**Dataset extract**:
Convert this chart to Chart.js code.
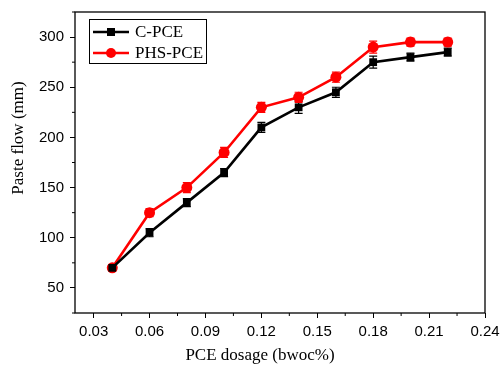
<!DOCTYPE html>
<html>
<head>
<meta charset="utf-8">
<script src="https://cdn.jsdelivr.net/npm/chart.js@4.4.0/dist/chart.umd.min.js"></script>
<style>
  html, body { margin: 0; padding: 0; background: #fff; }
  #wrap { width: 500px; height: 367px; }
</style>
</head>
<body>
<div id="wrap"><canvas id="flowChart" width="500" height="367"></canvas></div>
<script>
const DOSAGE = [0.04, 0.06, 0.08, 0.10, 0.12, 0.14, 0.16, 0.18, 0.20, 0.22];
const C_PCE = [70, 105, 135, 165, 210, 230, 245, 275, 280, 285];
const C_PCE_ERR = [2, 4, 4, 4, 5, 6, 5, 6, 4, 4];
const PHS_PCE = [70, 125, 150, 185, 230, 240, 260, 290, 295, 295];
const PHS_PCE_ERR = [2, 4, 5, 5, 5, 5, 5, 6, 4, 4];
const X_TICKS = [0.03, 0.06, 0.09, 0.12, 0.15, 0.18, 0.21, 0.24];
const Y_TICKS = [50, 100, 150, 200, 250, 300];
const X_TITLE = 'PCE dosage (bwoc%)';
const Y_TITLE = 'Paste flow (mm)';

const SERIF = '"Liberation Serif", "Times New Roman", serif';
const SANS = '"Liberation Sans", Arial, sans-serif';

function pts(xs, ys) {
    return xs.map((x, i) => ({ x: x, y: ys[i] }));
}

// frame, minor ticks, error bars, axis titles and the boxed legend
const extras = {
    id: 'extras',
    beforeDatasetsDraw(chart) {
        const ctx = chart.ctx;
        chart.data.datasets.forEach((ds, di) => {
            const meta = chart.getDatasetMeta(di);
            ctx.save();
            ctx.strokeStyle = ds.borderColor;
            ctx.lineWidth = 1.2;
            meta.data.forEach((el, i) => {
                const y1 = chart.scales.y.getPixelForValue(ds.data[i].y + ds.errors[i]);
                const y2 = chart.scales.y.getPixelForValue(ds.data[i].y - ds.errors[i]);
                ctx.beginPath();
                ctx.moveTo(el.x, y1); ctx.lineTo(el.x, y2);
                ctx.moveTo(el.x - 4, y1); ctx.lineTo(el.x + 4, y1);
                ctx.moveTo(el.x - 4, y2); ctx.lineTo(el.x + 4, y2);
                ctx.stroke();
            });
            ctx.restore();
        });
    },
    afterDraw(chart) {
        const ctx = chart.ctx;
        const a = chart.chartArea;
        const xs = chart.scales.x, ys = chart.scales.y;
        ctx.save();
        ctx.strokeStyle = '#000';
        ctx.lineWidth = 1.3;
        ctx.strokeRect(a.left, a.top, a.right - a.left, a.bottom - a.top);

        ctx.lineWidth = 1;
        ctx.beginPath();
        for (let i = 0; i < X_TICKS.length - 1; i++) {
            const px = xs.getPixelForValue((X_TICKS[i] + X_TICKS[i + 1]) / 2);
            ctx.moveTo(px, a.bottom); ctx.lineTo(px, a.bottom + 3);
        }
        for (let v = 25; v <= 325; v += 50) {
            const py = ys.getPixelForValue(v);
            ctx.moveTo(a.left, py); ctx.lineTo(a.left - 3, py);
        }
        ctx.stroke();

        // axis titles
        ctx.fillStyle = '#000';
        ctx.font = '17px ' + SERIF;
        ctx.textAlign = 'center';
        ctx.textBaseline = 'middle';
        ctx.fillText(X_TITLE, 260, 356);
        ctx.save();
        ctx.translate(19, 138);
        ctx.rotate(-Math.PI / 2);
        ctx.fillText(Y_TITLE, 0, 0);
        ctx.restore();

        // legend box
        const bx = 89, by = 19, bw = 117, bh = 44;
        ctx.lineWidth = 1;
        ctx.strokeRect(bx + 0.5, by + 0.5, bw, bh);
        ctx.font = '17px ' + SERIF;
        ctx.textBaseline = 'middle';
        ctx.textAlign = 'left';
        chart.data.datasets.forEach((ds, di) => {
            const cy = by + 13 + di * 21;
            ctx.strokeStyle = ds.borderColor;
            ctx.lineWidth = 2.5;
            ctx.beginPath();
            ctx.moveTo(bx + 4, cy); ctx.lineTo(bx + 40, cy);
            ctx.stroke();
            ctx.fillStyle = ds.borderColor;
            if (ds.pointStyle === 'rect') {
                ctx.fillRect(bx + 22 - 4, cy - 4, 8, 8);
            } else {
                ctx.beginPath();
                ctx.arc(bx + 22, cy, 5, 0, Math.PI * 2);
                ctx.fill();
            }
            ctx.fillStyle = '#000';
            ctx.fillText(ds.label, bx + 46, cy + 1);
        });
        ctx.restore();
    }
};

new Chart(document.getElementById('flowChart'), {
    type: 'scatter',
    data: {
        datasets: [
            {
                label: 'C-PCE',
                data: pts(DOSAGE, C_PCE),
                errors: C_PCE_ERR,
                showLine: true,
                borderColor: '#000',
                backgroundColor: '#000',
                borderWidth: 2.6,
                pointStyle: 'rect',
                pointRadius: 5.5,
                pointBorderWidth: 0
            },
            {
                label: 'PHS-PCE',
                data: pts(DOSAGE, PHS_PCE),
                errors: PHS_PCE_ERR,
                showLine: true,
                borderColor: '#ff0000',
                backgroundColor: '#ff0000',
                borderWidth: 2.6,
                pointStyle: 'circle',
                pointRadius: 5.5,
                pointBorderWidth: 0
            }
        ]
    },
    options: {
        responsive: false,
        animation: false,
        layout: { padding: { top: 12, right: 15, bottom: 0, left: 0 } },
        plugins: {
            legend: { display: false },
            tooltip: { enabled: false }
        },
        scales: {
            x: {
                type: 'linear',
                min: 0.02,
                max: 0.24,
                afterBuildTicks: s => { s.ticks = X_TICKS.map(v => ({ value: v })); },
                afterFit: s => { s.height = 54; s.paddingLeft = 0; s.paddingRight = 0; },
                grid: { drawOnChartArea: false, tickLength: 5, color: '#000', tickWidth: 1 },
                border: { display: false },
                ticks: {
                    color: '#000',
                    padding: 5,
                    font: { family: SANS, size: 15 },
                    maxRotation: 0,
                    callback: v => v.toFixed(2)
                }
            },
            y: {
                min: 25,
                max: 325,
                afterBuildTicks: s => { s.ticks = Y_TICKS.map(v => ({ value: v })); },
                afterFit: s => { s.width = 75; s.paddingTop = 0; s.paddingBottom = 0; },
                grid: { drawOnChartArea: false, tickLength: 5, color: '#000', tickWidth: 1 },
                border: { display: false },
                ticks: {
                    color: '#000',
                    padding: 6,
                    font: { family: SANS, size: 15 }
                }
            }
        }
    },
    plugins: [extras]
});
</script>
</body>
</html>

**Goal**: Copy the material exactly. Do not include the pictures.

**Worked solution**:
Convert this chart to Chart.js code.
<!DOCTYPE html>
<html>
<head>
<meta charset="utf-8">
<script src="https://cdn.jsdelivr.net/npm/chart.js@4.4.0/dist/chart.umd.min.js"></script>
<style>
  html, body { margin: 0; padding: 0; background: #fff; }
  #wrap { width: 500px; height: 367px; }
</style>
</head>
<body>
<div id="wrap"><canvas id="flowChart" width="500" height="367"></canvas></div>
<script>
const DOSAGE = [0.04, 0.06, 0.08, 0.10, 0.12, 0.14, 0.16, 0.18, 0.20, 0.22];
const C_PCE = [70, 105, 135, 165, 210, 230, 245, 275, 280, 285];
const C_PCE_ERR = [2, 4, 4, 4, 5, 6, 5, 6, 4, 4];
const PHS_PCE = [70, 125, 150, 185, 230, 240, 260, 290, 295, 295];
const PHS_PCE_ERR = [2, 4, 5, 5, 5, 5, 5, 6, 4, 4];
const X_TICKS = [0.03, 0.06, 0.09, 0.12, 0.15, 0.18, 0.21, 0.24];
const Y_TICKS = [50, 100, 150, 200, 250, 300];
const X_TITLE = 'PCE dosage (bwoc%)';
const Y_TITLE = 'Paste flow (mm)';

const SERIF = '"Liberation Serif", "Times New Roman", serif';
const SANS = '"Liberation Sans", Arial, sans-serif';

function pts(xs, ys) {
    return xs.map((x, i) => ({ x: x, y: ys[i] }));
}

// frame, minor ticks, error bars, axis titles and the boxed legend
const extras = {
    id: 'extras',
    beforeDatasetsDraw(chart) {
        const ctx = chart.ctx;
        chart.data.datasets.forEach((ds, di) => {
            const meta = chart.getDatasetMeta(di);
            ctx.save();
            ctx.strokeStyle = ds.borderColor;
            ctx.lineWidth = 1.2;
            meta.data.forEach((el, i) => {
                const y1 = chart.scales.y.getPixelForValue(ds.data[i].y + ds.errors[i]);
                const y2 = chart.scales.y.getPixelForValue(ds.data[i].y - ds.errors[i]);
                ctx.beginPath();
                ctx.moveTo(el.x, y1); ctx.lineTo(el.x, y2);
                ctx.moveTo(el.x - 4, y1); ctx.lineTo(el.x + 4, y1);
                ctx.moveTo(el.x - 4, y2); ctx.lineTo(el.x + 4, y2);
                ctx.stroke();
            });
            ctx.restore();
        });
    },
    afterDraw(chart) {
        const ctx = chart.ctx;
        const a = chart.chartArea;
        const xs = chart.scales.x, ys = chart.scales.y;
        ctx.save();
        ctx.strokeStyle = '#000';
        ctx.lineWidth = 1.3;
        ctx.strokeRect(a.left, a.top, a.right - a.left, a.bottom - a.top);

        ctx.lineWidth = 1;
        ctx.beginPath();
        for (let i = 0; i < X_TICKS.length - 1; i++) {
            const px = xs.getPixelForValue((X_TICKS[i] + X_TICKS[i + 1]) / 2);
            ctx.moveTo(px, a.bottom); ctx.lineTo(px, a.bottom + 3);
        }
        for (let v = 25; v <= 325; v += 50) {
            const py = ys.getPixelForValue(v);
            ctx.moveTo(a.left, py); ctx.lineTo(a.left - 3, py);
        }
        ctx.stroke();

        // axis titles
        ctx.fillStyle = '#000';
        ctx.font = '17px ' + SERIF;
        ctx.textAlign = 'center';
        ctx.textBaseline = 'middle';
        ctx.fillText(X_TITLE, 260, 356);
        ctx.save();
        ctx.translate(19, 138);
        ctx.rotate(-Math.PI / 2);
        ctx.fillText(Y_TITLE, 0, 0);
        ctx.restore();

        // legend box
        const bx = 89, by = 19, bw = 117, bh = 44;
        ctx.lineWidth = 1;
        ctx.strokeRect(bx + 0.5, by + 0.5, bw, bh);
        ctx.font = '17px ' + SERIF;
        ctx.textBaseline = 'middle';
        ctx.textAlign = 'left';
        chart.data.datasets.forEach((ds, di) => {
            const cy = by + 13 + di * 21;
            ctx.strokeStyle = ds.borderColor;
            ctx.lineWidth = 2.5;
            ctx.beginPath();
            ctx.moveTo(bx + 4, cy); ctx.lineTo(bx + 40, cy);
            ctx.stroke();
            ctx.fillStyle = ds.borderColor;
            if (ds.pointStyle === 'rect') {
                ctx.fillRect(bx + 22 - 4, cy - 4, 8, 8);
            } else {
                ctx.beginPath();
                ctx.arc(bx + 22, cy, 5, 0, Math.PI * 2);
                ctx.fill();
            }
            ctx.fillStyle = '#000';
            ctx.fillText(ds.label, bx + 46, cy + 1);
        });
        ctx.restore();
    }
};

new Chart(document.getElementById('flowChart'), {
    type: 'scatter',
    data: {
        datasets: [
            {
                label: 'C-PCE',
                data: pts(DOSAGE, C_PCE),
                errors: C_PCE_ERR,
                showLine: true,
                borderColor: '#000',
                backgroundColor: '#000',
                borderWidth: 2.6,
                pointStyle: 'rect',
                pointRadius: 5.5,
                pointBorderWidth: 0
            },
            {
                label: 'PHS-PCE',
                data: pts(DOSAGE, PHS_PCE),
                errors: PHS_PCE_ERR,
                showLine: true,
                borderColor: '#ff0000',
                backgroundColor: '#ff0000',
                borderWidth: 2.6,
                pointStyle: 'circle',
                pointRadius: 5.5,
                pointBorderWidth: 0
            }
        ]
    },
    options: {
        responsive: false,
        animation: false,
        layout: { padding: { top: 12, right: 15, bottom: 0, left: 0 } },
        plugins: {
            legend: { display: false },
            tooltip: { enabled: false }
        },
        scales: {
            x: {
                type: 'linear',
                min: 0.02,
                max: 0.24,
                afterBuildTicks: s => { s.ticks = X_TICKS.map(v => ({ value: v })); },
                afterFit: s => { s.height = 54; s.paddingLeft = 0; s.paddingRight = 0; },
                grid: { drawOnChartArea: false, tickLength: 5, color: '#000', tickWidth: 1 },
                border: { display: false },
                ticks: {
                    color: '#000',
                    padding: 5,
                    font: { family: SANS, size: 15 },
                    maxRotation: 0,
                    callback: v => v.toFixed(2)
                }
            },
            y: {
                min: 25,
                max: 325,
                afterBuildTicks: s => { s.ticks = Y_TICKS.map(v => ({ value: v })); },
                afterFit: s => { s.width = 75; s.paddingTop = 0; s.paddingBottom = 0; },
                grid: { drawOnChartArea: false, tickLength: 5, color: '#000', tickWidth: 1 },
                border: { display: false },
                ticks: {
                    color: '#000',
                    padding: 6,
                    font: { family: SANS, size: 15 }
                }
            }
        }
    },
    plugins: [extras]
});
</script>
</body>
</html>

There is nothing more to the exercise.